━━━ Data section ━━━

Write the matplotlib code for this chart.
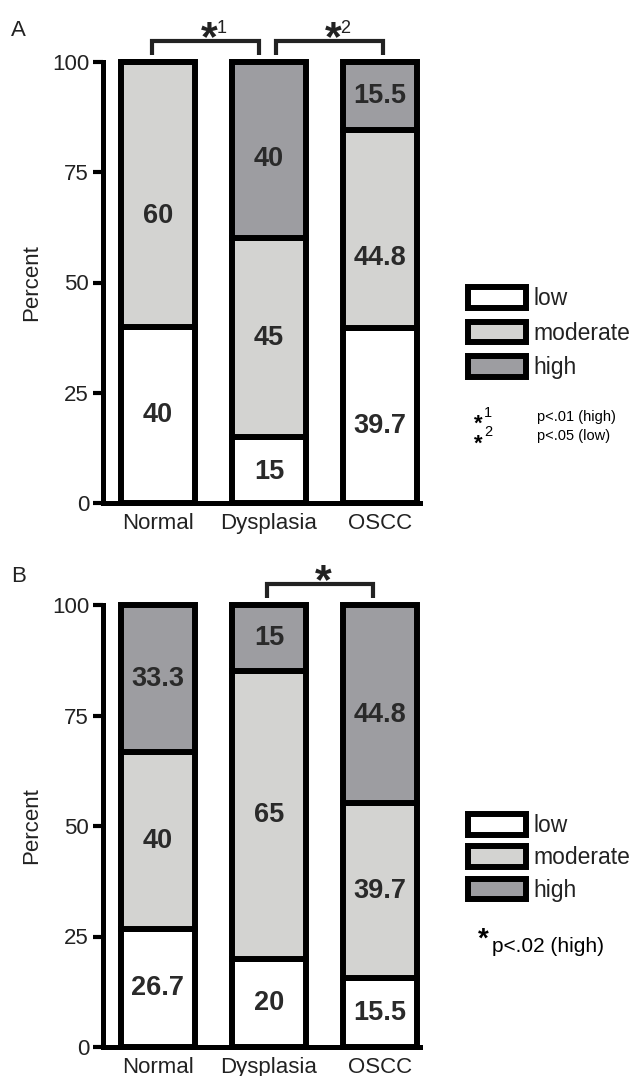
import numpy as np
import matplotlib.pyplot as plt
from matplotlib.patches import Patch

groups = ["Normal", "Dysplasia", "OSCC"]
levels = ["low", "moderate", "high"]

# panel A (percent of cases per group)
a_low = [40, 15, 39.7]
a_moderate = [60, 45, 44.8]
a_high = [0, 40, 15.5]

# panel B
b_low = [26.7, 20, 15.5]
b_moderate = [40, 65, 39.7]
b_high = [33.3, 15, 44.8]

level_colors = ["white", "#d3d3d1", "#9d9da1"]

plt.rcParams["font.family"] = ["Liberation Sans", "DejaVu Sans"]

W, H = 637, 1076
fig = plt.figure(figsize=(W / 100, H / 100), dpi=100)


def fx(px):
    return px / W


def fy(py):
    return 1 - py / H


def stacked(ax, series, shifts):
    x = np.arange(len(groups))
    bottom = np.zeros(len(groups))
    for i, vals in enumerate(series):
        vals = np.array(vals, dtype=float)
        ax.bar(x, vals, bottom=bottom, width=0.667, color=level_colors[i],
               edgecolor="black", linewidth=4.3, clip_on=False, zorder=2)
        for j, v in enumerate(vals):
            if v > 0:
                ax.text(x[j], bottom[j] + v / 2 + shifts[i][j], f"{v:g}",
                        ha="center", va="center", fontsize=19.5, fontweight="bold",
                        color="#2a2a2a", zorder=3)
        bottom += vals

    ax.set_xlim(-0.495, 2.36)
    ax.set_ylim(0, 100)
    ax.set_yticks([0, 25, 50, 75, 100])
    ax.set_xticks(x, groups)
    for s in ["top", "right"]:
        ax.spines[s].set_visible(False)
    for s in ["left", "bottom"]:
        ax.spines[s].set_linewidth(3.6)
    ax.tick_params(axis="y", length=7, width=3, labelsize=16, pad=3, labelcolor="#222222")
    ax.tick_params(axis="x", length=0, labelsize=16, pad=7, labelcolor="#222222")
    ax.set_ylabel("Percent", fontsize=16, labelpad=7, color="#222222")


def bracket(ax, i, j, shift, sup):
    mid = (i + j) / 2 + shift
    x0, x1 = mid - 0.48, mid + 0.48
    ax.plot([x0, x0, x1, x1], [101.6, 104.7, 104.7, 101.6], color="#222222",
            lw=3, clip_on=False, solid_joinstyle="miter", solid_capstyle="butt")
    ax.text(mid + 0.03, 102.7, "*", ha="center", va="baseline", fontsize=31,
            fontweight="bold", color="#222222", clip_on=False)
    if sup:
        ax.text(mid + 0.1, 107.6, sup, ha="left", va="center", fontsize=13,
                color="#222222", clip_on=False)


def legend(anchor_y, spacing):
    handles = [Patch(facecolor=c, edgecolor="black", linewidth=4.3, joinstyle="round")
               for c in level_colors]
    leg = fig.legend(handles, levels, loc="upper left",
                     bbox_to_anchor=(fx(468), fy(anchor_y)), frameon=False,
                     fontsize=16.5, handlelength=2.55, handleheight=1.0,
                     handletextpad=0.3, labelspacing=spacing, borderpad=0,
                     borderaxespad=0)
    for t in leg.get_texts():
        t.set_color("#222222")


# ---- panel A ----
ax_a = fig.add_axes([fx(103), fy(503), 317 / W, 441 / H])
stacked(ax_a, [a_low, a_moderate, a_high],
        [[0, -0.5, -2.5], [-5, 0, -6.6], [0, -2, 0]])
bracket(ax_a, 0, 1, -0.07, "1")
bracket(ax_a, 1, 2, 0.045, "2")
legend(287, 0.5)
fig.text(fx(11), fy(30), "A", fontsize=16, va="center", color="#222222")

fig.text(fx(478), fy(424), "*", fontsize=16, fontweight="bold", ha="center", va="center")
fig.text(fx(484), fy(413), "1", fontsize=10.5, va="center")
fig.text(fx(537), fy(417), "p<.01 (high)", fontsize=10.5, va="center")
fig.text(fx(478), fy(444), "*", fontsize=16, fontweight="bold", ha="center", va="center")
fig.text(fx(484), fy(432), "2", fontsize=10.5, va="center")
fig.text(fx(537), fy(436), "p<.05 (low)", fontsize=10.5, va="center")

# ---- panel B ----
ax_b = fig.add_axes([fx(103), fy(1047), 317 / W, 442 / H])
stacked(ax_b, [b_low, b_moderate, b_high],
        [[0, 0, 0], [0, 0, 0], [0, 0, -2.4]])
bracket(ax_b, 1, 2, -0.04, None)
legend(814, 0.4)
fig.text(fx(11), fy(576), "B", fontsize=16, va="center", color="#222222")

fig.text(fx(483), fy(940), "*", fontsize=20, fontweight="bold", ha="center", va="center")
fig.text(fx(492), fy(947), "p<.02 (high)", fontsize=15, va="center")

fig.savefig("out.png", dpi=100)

━━━

**Request:** In the copy, include no pictures; restate the listing above exactly.

**Response:**
Write the matplotlib code for this chart.
import numpy as np
import matplotlib.pyplot as plt
from matplotlib.patches import Patch

groups = ["Normal", "Dysplasia", "OSCC"]
levels = ["low", "moderate", "high"]

# panel A (percent of cases per group)
a_low = [40, 15, 39.7]
a_moderate = [60, 45, 44.8]
a_high = [0, 40, 15.5]

# panel B
b_low = [26.7, 20, 15.5]
b_moderate = [40, 65, 39.7]
b_high = [33.3, 15, 44.8]

level_colors = ["white", "#d3d3d1", "#9d9da1"]

plt.rcParams["font.family"] = ["Liberation Sans", "DejaVu Sans"]

W, H = 637, 1076
fig = plt.figure(figsize=(W / 100, H / 100), dpi=100)


def fx(px):
    return px / W


def fy(py):
    return 1 - py / H


def stacked(ax, series, shifts):
    x = np.arange(len(groups))
    bottom = np.zeros(len(groups))
    for i, vals in enumerate(series):
        vals = np.array(vals, dtype=float)
        ax.bar(x, vals, bottom=bottom, width=0.667, color=level_colors[i],
               edgecolor="black", linewidth=4.3, clip_on=False, zorder=2)
        for j, v in enumerate(vals):
            if v > 0:
                ax.text(x[j], bottom[j] + v / 2 + shifts[i][j], f"{v:g}",
                        ha="center", va="center", fontsize=19.5, fontweight="bold",
                        color="#2a2a2a", zorder=3)
        bottom += vals

    ax.set_xlim(-0.495, 2.36)
    ax.set_ylim(0, 100)
    ax.set_yticks([0, 25, 50, 75, 100])
    ax.set_xticks(x, groups)
    for s in ["top", "right"]:
        ax.spines[s].set_visible(False)
    for s in ["left", "bottom"]:
        ax.spines[s].set_linewidth(3.6)
    ax.tick_params(axis="y", length=7, width=3, labelsize=16, pad=3, labelcolor="#222222")
    ax.tick_params(axis="x", length=0, labelsize=16, pad=7, labelcolor="#222222")
    ax.set_ylabel("Percent", fontsize=16, labelpad=7, color="#222222")


def bracket(ax, i, j, shift, sup):
    mid = (i + j) / 2 + shift
    x0, x1 = mid - 0.48, mid + 0.48
    ax.plot([x0, x0, x1, x1], [101.6, 104.7, 104.7, 101.6], color="#222222",
            lw=3, clip_on=False, solid_joinstyle="miter", solid_capstyle="butt")
    ax.text(mid + 0.03, 102.7, "*", ha="center", va="baseline", fontsize=31,
            fontweight="bold", color="#222222", clip_on=False)
    if sup:
        ax.text(mid + 0.1, 107.6, sup, ha="left", va="center", fontsize=13,
                color="#222222", clip_on=False)


def legend(anchor_y, spacing):
    handles = [Patch(facecolor=c, edgecolor="black", linewidth=4.3, joinstyle="round")
               for c in level_colors]
    leg = fig.legend(handles, levels, loc="upper left",
                     bbox_to_anchor=(fx(468), fy(anchor_y)), frameon=False,
                     fontsize=16.5, handlelength=2.55, handleheight=1.0,
                     handletextpad=0.3, labelspacing=spacing, borderpad=0,
                     borderaxespad=0)
    for t in leg.get_texts():
        t.set_color("#222222")


# ---- panel A ----
ax_a = fig.add_axes([fx(103), fy(503), 317 / W, 441 / H])
stacked(ax_a, [a_low, a_moderate, a_high],
        [[0, -0.5, -2.5], [-5, 0, -6.6], [0, -2, 0]])
bracket(ax_a, 0, 1, -0.07, "1")
bracket(ax_a, 1, 2, 0.045, "2")
legend(287, 0.5)
fig.text(fx(11), fy(30), "A", fontsize=16, va="center", color="#222222")

fig.text(fx(478), fy(424), "*", fontsize=16, fontweight="bold", ha="center", va="center")
fig.text(fx(484), fy(413), "1", fontsize=10.5, va="center")
fig.text(fx(537), fy(417), "p<.01 (high)", fontsize=10.5, va="center")
fig.text(fx(478), fy(444), "*", fontsize=16, fontweight="bold", ha="center", va="center")
fig.text(fx(484), fy(432), "2", fontsize=10.5, va="center")
fig.text(fx(537), fy(436), "p<.05 (low)", fontsize=10.5, va="center")

# ---- panel B ----
ax_b = fig.add_axes([fx(103), fy(1047), 317 / W, 442 / H])
stacked(ax_b, [b_low, b_moderate, b_high],
        [[0, 0, 0], [0, 0, 0], [0, 0, -2.4]])
bracket(ax_b, 1, 2, -0.04, None)
legend(814, 0.4)
fig.text(fx(11), fy(576), "B", fontsize=16, va="center", color="#222222")

fig.text(fx(483), fy(940), "*", fontsize=20, fontweight="bold", ha="center", va="center")
fig.text(fx(492), fy(947), "p<.02 (high)", fontsize=15, va="center")

fig.savefig("out.png", dpi=100)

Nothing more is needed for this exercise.